Peso do Corpo: Tem a ver com desejo e saudade. Tem algumas referências de letras do Hendrix, mas não vou falar qual é, rs.
De Perto: Uma briga de casal e a fuga, que é a cerveja.
FR: Gabriel escreveu para a mulher dele, que é francesa. É a favorita dele <3.
Ali: Sobre escolhas, ficar sozinho, e morar junto.
A Parte: Sobre o término de um relacionamento. Reconhecer as dificuldades e recomeçar. Gabriel escreveu para o Hugo.
Aperto e um Beijo: Saudade, carinho e saudade. Um casal que mora longe e se vê pouco.
No release para a imprensa, vocês falam sobre a dificuldade de ter uma banda independente no Rio de Janeiro. Aqui em São Paulo também temos desafios. Pra vocês, o que falta para a cena independente ser, também, uma cena que pague as contas?
Falta profissionalismo, empreendedorismo e informação. O mercado fonográfico está vivo porque mente e engana o artista. O artista, por sua vez, se contenta em ser só artista. Isso é uma burrice nos dias de hoje. Eu acredito que a internet veio pra derrubar uma indústria, no sentido de colocar as ferramentas nas mãos dos artistas. Nós precisamos nos profissionalizar, buscar o que há de novo, nos comunicar, entender as ferramentas. O artista da década de 2010 precisa se auto empreender, mais do que nunca. Uma vez que isso acontecer, uma cadeia de produtores, casas, público, plataformas que beneficiam o artista irá se formar. Eu trabalhei alguns anos em gravadoras. Vivi muito esse processo, vivi os dois lados muito fortemente. Honestamente, o que falta é trabalho e informação, de todos os lados!

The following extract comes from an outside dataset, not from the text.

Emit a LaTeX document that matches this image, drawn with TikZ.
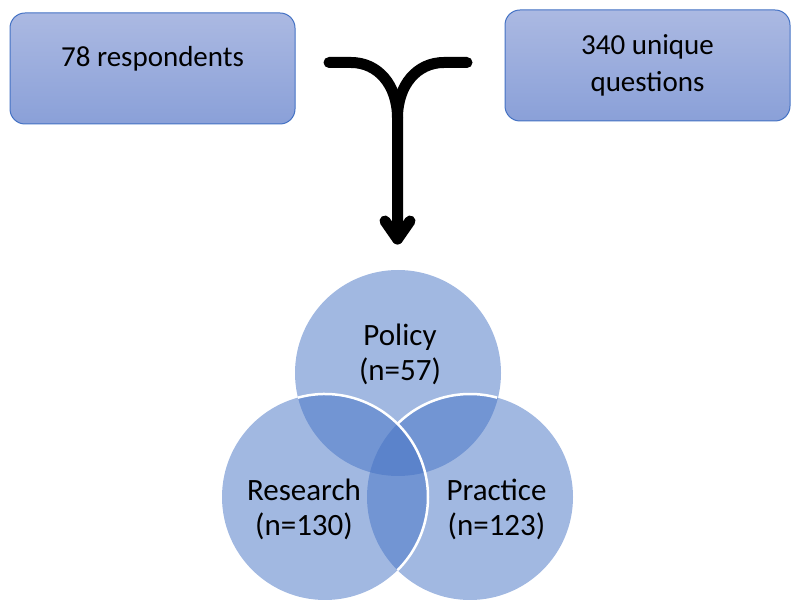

A maioria das bandas, com o passar do tempo, cria uma relação estranha com o álbum de estreia, como se o tempo fizesse mal a eles. O que vocês esperam sentir pelo disco daqui uns 20 anos?
Eu enxergo o disco como uma foto de um tempo que passou. A gente ouve e se lembra com carinho. Sempre poderia ser melhor, mas isso não pode doer. Costumamos praticar o exercício do desapego e da aceitação (risos). Antes de lançar, nós ouvimos muitos primeiros álbuns de artistas que amamos e concluímos que as vezes o primeiro disco pode não soar bem, mas sempre é muito verdadeiro. Esperamos lançar discos tão sinceros e corajosos quanto este nosso primeiro daqui pra frente.